Directive: Lines holding the string "this" are the ones to copy; find them all in the data.

(Rows from a dataset of charts and code)
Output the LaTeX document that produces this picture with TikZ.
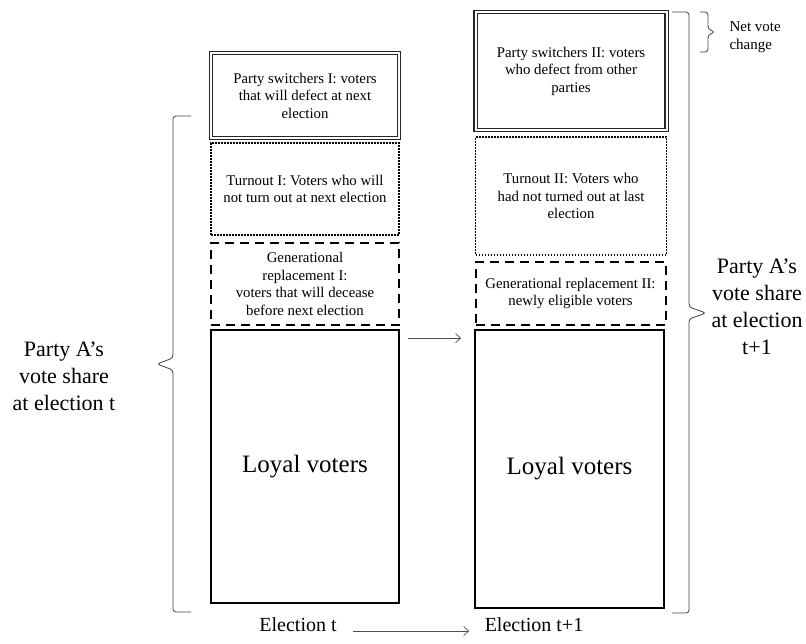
\documentclass[tikz,border=0pt]{standalone}
\usepackage{fontspec}
\setmainfont{Liberation Serif}
\usetikzlibrary{arrows.meta}

\tikzset{
    votebox/.style={draw, align=center, inner sep=2pt, font=\fontsize{14.8}{17.5}\selectfont},
    switchbox/.style={votebox, double, double distance=2pt, line width=1.1pt, draw=black!85},
    turnoutbox/.style={votebox, line width=1.6pt, dash pattern=on 1.6pt off 1.4pt},
    genbox/.style={votebox, line width=2pt, dash pattern=on 9pt off 6pt},
    loyalbox/.style={votebox, line width=1.8pt, font=\fontsize{25}{29}\selectfont},
    sharelabel/.style={align=center, font=\fontsize{22}{27}\selectfont},
    brc/.style={line width=0.8pt, draw=black!75, rounded corners=3pt},
    flow/.style={-{Straight Barb[length=5pt,width=9pt]}, line width=0.7pt, draw=black!70}
}

\begin{document}
\begin{tikzpicture}[x=1pt, y=-1pt]
    \useasboundingbox (0,0) rectangle (806,643);

    % Election t
    \node[switchbox, minimum width=188pt, minimum height=85pt] (switchI) at (305,95.5)
        {Party switchers I: voters\\that will defect at next\\election};
    \node[turnoutbox, minimum width=188pt, minimum height=92pt] (turnoutI) at (305,189)
        {Turnout I: Voters who will\\not turn out at next election};
    \node[genbox, minimum width=188pt, minimum height=82pt] (genI) at (305,284)
        {Generational\\replacement I:\\voters that will decease\\before next election};
    \node[loyalbox, minimum width=188pt, minimum height=273pt] (loyalI) at (305,466.5) {Loyal voters};

    % Election t+1
    \node[switchbox, minimum width=191pt, minimum height=118pt] (switchII) at (571,71)
        {Party switchers II: voters\\who defect from other\\parties};
    \node[turnoutbox, minimum width=191pt, minimum height=118pt] (turnoutII) at (571,196)
        {Turnout II: Voters who\\had not turned out at last\\election};
    \node[genbox, minimum width=190pt, minimum height=63pt] (genII) at (570.5,293.5)
        {Generational replacement II:\\newly eligible voters};
    \node[loyalbox, minimum width=189pt, minimum height=278pt] (loyalII) at (569.5,469) {Loyal voters};

    % Side labels
    \node[sharelabel] (shareT) at (64,376) {Party A's\\vote share\\at election t};
    \node[sharelabel] (shareT1) at (757,307) {Party A's\\vote share\\at election\\t+1};
    \node[anchor=west, align=left, font=\fontsize{15}{18}\selectfont] (netchange) at (726,37) {Net vote\\change};

    % Braces
    \draw[brc] (191,116) -- (173,116) -- (173,358) -- (157,364) -- (173,370) -- (173,612) -- (191,612);
    \draw[brc] (672,12) -- (689,12) -- (689,307) -- (706,313) -- (689,319) -- (689,613) -- (672,613);
    \draw[brc] (700,12) -- (708,12) -- (708,29) -- (715,32) -- (708,35) -- (708,52) -- (700,52);

    % Time axis
    \node[font=\fontsize{20}{24}\selectfont] (electT) at (298,625) {Election t};
    \node[font=\fontsize{20}{24}\selectfont] (electT1) at (534,625) {Election t+1};
    \draw[flow, shorten <=13pt, shorten >=12pt] ([yshift=-6pt]electT.east) -- ([yshift=-6pt]electT1.west);
    \draw[flow, shorten <=8pt, shorten >=13pt] ([yshift=-9pt]loyalI.north east) -- ([yshift=-9pt]loyalII.north west);
\end{tikzpicture}
\end{document}
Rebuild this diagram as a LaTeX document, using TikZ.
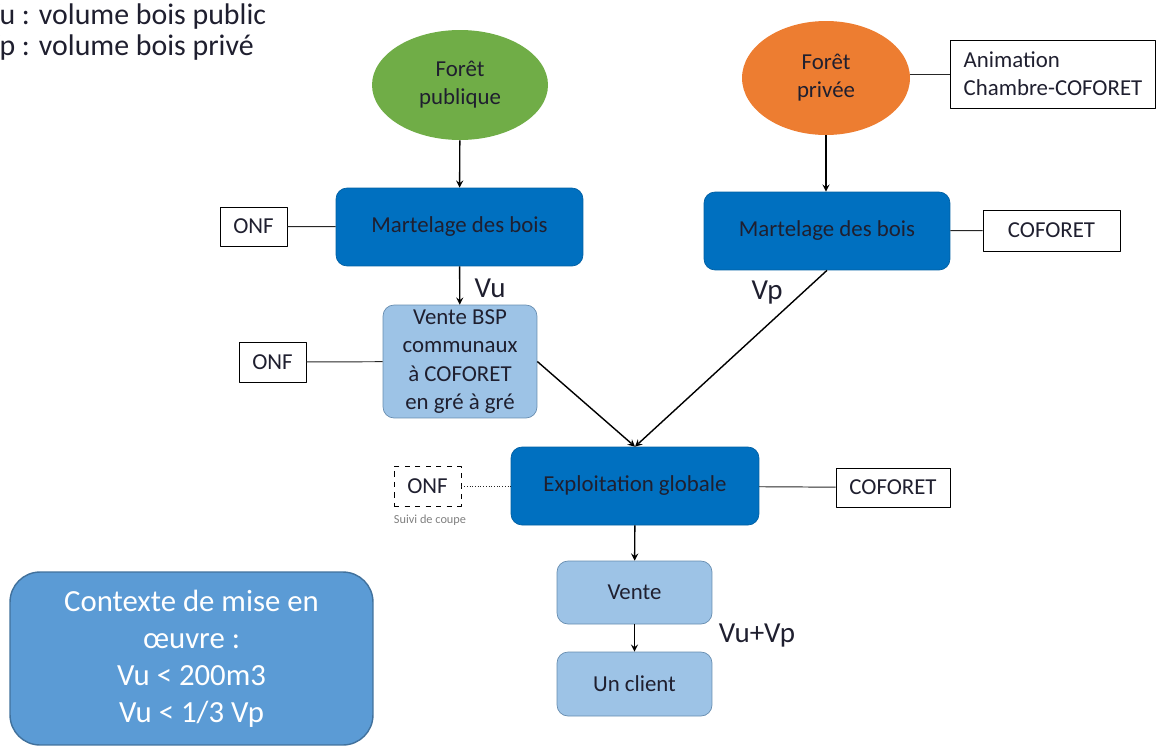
\documentclass[tikz,border=0pt]{standalone}
\usepackage{fontspec}
\setmainfont{Carlito}
\usetikzlibrary{shapes.geometric}
\definecolor{vertforet}{HTML}{70AD47}
\definecolor{orangeforet}{HTML}{ED7D31}
\definecolor{bleufonce}{HTML}{0070C0}
\definecolor{bleuclair}{HTML}{9DC3E6}
\definecolor{bleucontexte}{HTML}{5B9BD5}
\definecolor{bordbleu}{HTML}{41719C}
\definecolor{texte}{HTML}{1F1F2F}
\begin{document}
\begin{tikzpicture}[x=0.02cm,y=-0.02cm,>=stealth, line join=round, font=\fontsize{13}{16}\selectfont, text=texte]
		\tikzset{foret/.style={ellipse, draw=none, align=center},
			etape/.style={rectangle, rounded corners=0.22cm, fill=bleufonce, draw=bleufonce!85!black, align=center},
			etapeclaire/.style={rectangle, rounded corners=0.22cm, fill=bleuclair, draw=bordbleu!80, align=center},
			acteur/.style={rectangle, draw=black, thin, fill=white, align=left},
			legende/.style={anchor=base west, inner sep=0, font=\fontsize{17}{19}\selectfont},
			fleche/.style={->, line width=0.8pt},
			lien/.style={draw=black!85, line width=0.55pt}}
		\useasboundingbox (0,0) rectangle (1158,747);
		\node[legende] (legpub) at (-17,24) {Vu : volume bois public};
		\node[legende] (legpriv) at (-17,55) {Vp : volume bois privé};
		% forets
		\node[foret, fill=vertforet, minimum width=3.52cm, minimum height=2.2cm] (pub) at (460,85) {Forêt\\publique};
		\node[foret, fill=orangeforet, minimum width=3.36cm, minimum height=2.28cm] (priv) at (826,78) {Forêt\\privée};
		\node[acteur, minimum width=4.1cm, minimum height=1.36cm] (anim) at (1053,74) {Animation\\Chambre-COFORET};
		% martelage
		\node[etape, minimum width=4.94cm, minimum height=1.56cm] (mart1) at (459.5,227) {Martelage des bois};
		\node[etape, minimum width=4.92cm, minimum height=1.56cm] (mart2) at (827,231) {Martelage des bois};
		\node[acteur, minimum width=1.34cm, minimum height=0.78cm, align=center] (onf1) at (253.5,226.5) {ONF};
		\node[acteur, minimum width=2.74cm, minimum height=0.82cm] (cof1) at (1051.5,230.5) {COFORET};
		% vente BSP
		\node[etapeclaire, minimum width=3.08cm, minimum height=2.26cm, inner sep=1pt] (bsp) at (460,361.5)
		{Vente BSP\\communaux\\à COFORET\\en gré à gré};
		\node[acteur, minimum width=1.34cm, minimum height=0.8cm, align=center] (onf2) at (272.5,362) {ONF};
		% exploitation
		\node[etape, minimum width=4.96cm, minimum height=1.56cm] (expl) at (635,486) {Exploitation globale};
		\node[acteur, dashed, minimum width=1.34cm, minimum height=0.8cm, align=center] (onf3) at (427.5,486) {ONF};
		\node[font=\fontsize{7}{8}\selectfont, text=black!50] (suivi) at (430,520) {Suivi de coupe};
		\node[acteur, minimum width=2.28cm, minimum height=0.78cm, align=center] (cof2) at (893,487.5) {COFORET};
		% vente
		\node[etapeclaire, minimum width=3.1cm, minimum height=1.26cm] (vente) at (634.5,592.5) {Vente};
		\node[etapeclaire, minimum width=3.1cm, minimum height=1.28cm] (client) at (634.5,684) {Un client};
		% contexte
		\node[rectangle, rounded corners=0.6cm, fill=bleucontexte, draw=bordbleu, line width=0.8pt,
		minimum width=7.26cm, minimum height=3.46cm, align=center, text=white,
		font=\fontsize{17.5}{21}\selectfont] (ctx) at (191.5,658.5)
		{Contexte de mise en\\œuvre :\\Vu < 200m3\\Vu < 1/3 Vp};
		% volumes
		\node[font=\fontsize{16.5}{18}\selectfont] (vu) at (490,288) {Vu};
		\node[font=\fontsize{16.5}{18}\selectfont] (vp) at (767,293) {Vp};
		\node[font=\fontsize{16.5}{18}\selectfont] (vuvp) at (757,636) {Vu+Vp};
		% fleches
		\draw[fleche] (pub) -- (mart1);
		\draw[fleche] (priv) -- (priv |- mart2.north);
		\draw[fleche] (mart1) -- (bsp);
		\draw[fleche] (mart2.south) -- (expl.north);
		\draw[fleche] (bsp.east) -- (expl.north);
		\draw[fleche] (expl) -- (vente);
		\draw[fleche] (vente) -- (client);
		% liens acteurs
		\draw[lien] (onf1) -- (mart1);
		\draw[lien] (onf2) -- (bsp);
		\draw[lien] (mart2) -- (cof1);
		\draw[lien] (expl) -- (cof2);
		\draw[lien, densely dotted] (onf3) -- (expl);
		\draw[lien] (anim.west) -- (anim.west -| priv.east);
\end{tikzpicture}
\end{document}
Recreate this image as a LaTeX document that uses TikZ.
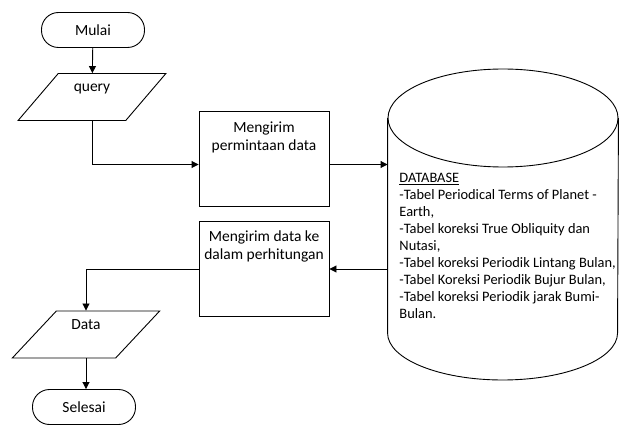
\documentclass[tikz,border=0pt]{standalone}
\usepackage{fontspec}
\setmainfont{Carlito}
\usetikzlibrary{shapes.geometric,arrows.meta}

\begin{document}
\begin{tikzpicture}[x=1pt, y=-1pt, line width=0.9pt,
    font=\fontsize{15.5}{18}\selectfont,
    arr/.style={-{Triangle[length=7pt,width=7pt]}},
    terminal/.style={draw, rounded corners=17pt, minimum width=103pt,
      minimum height=35pt, inner sep=0pt},
    io/.style={draw, trapezium, trapezium left angle=55, trapezium right angle=125,
      trapezium stretches=true, minimum width=148pt, minimum height=47pt,
      text height=10pt, text depth=21pt, inner sep=0pt},
    process/.style={draw, minimum width=130pt, minimum height=95pt},
    boxtext/.style={anchor=north, align=center, inner sep=2pt}]

  \useasboundingbox (0,0) rectangle (619,425);

  \node[terminal] (mulai) at (93,30) {Mulai};
  \node[io] (query) at (92,97) {query};
  \node[process, label={[boxtext, yshift=-9pt]north:Mengirim\\permintaan data}]
    (kirim) at (264,158.5) {};
  \node[process, label={[boxtext, yshift=-7pt]north:Mengirim data ke\\dalam perhitungan}]
    (hitung) at (264,269) {};
  \node[io] (data) at (86,334.5) {Data};
  \node[terminal] (selesai) at (84,407) {Selesai};

  % database (tabung)
  \node[minimum width=230pt, minimum height=311pt] (db) at (503,224.5) {};
  \draw (503,118) ellipse [x radius=115pt, y radius=49pt];
  \draw (db.west |- 0,118) -- (db.west |- 0,333)
    arc[start angle=180, end angle=360, x radius=115pt, y radius=47pt]
    -- (db.east |- 0,118);
  \node[anchor=north west, align=left, inner sep=2pt,
    font=\fontsize{14.4}{17}\selectfont] (tabel) at (397,171)
    {\underline{DATABASE}\\
     -Tabel Periodical Terms of Planet -\\
     Earth,\\
     -Tabel koreksi True Obliquity dan\\
     Nutasi,\\
     -Tabel koreksi Periodik Lintang Bulan,\\
     -Tabel Koreksi Periodik Bujur Bulan,\\
     -Tabel koreksi Periodik jarak Bumi-\\
     Bulan.};

  % alur
  \draw[arr] (mulai) -- (query);
  \draw[arr] (query.center |- query.south) |- ([yshift=-6pt]kirim.west);
  \draw[arr] ([yshift=-6pt]kirim.east) -- ([yshift=-6pt]kirim.east -| db.west);
  \draw[arr] (db.west |- hitung.east) -- (hitung.east);
  \draw[arr] (hitung.west) -| (data.center |- data.north);
  \draw[arr] (data.center |- data.south) -- (data.center |- selesai.north);
\end{tikzpicture}
\end{document}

The answer:
Output the LaTeX document that produces this picture with TikZ.
Rebuild this diagram as a LaTeX document, using TikZ.
Recreate this image as a LaTeX document that uses TikZ.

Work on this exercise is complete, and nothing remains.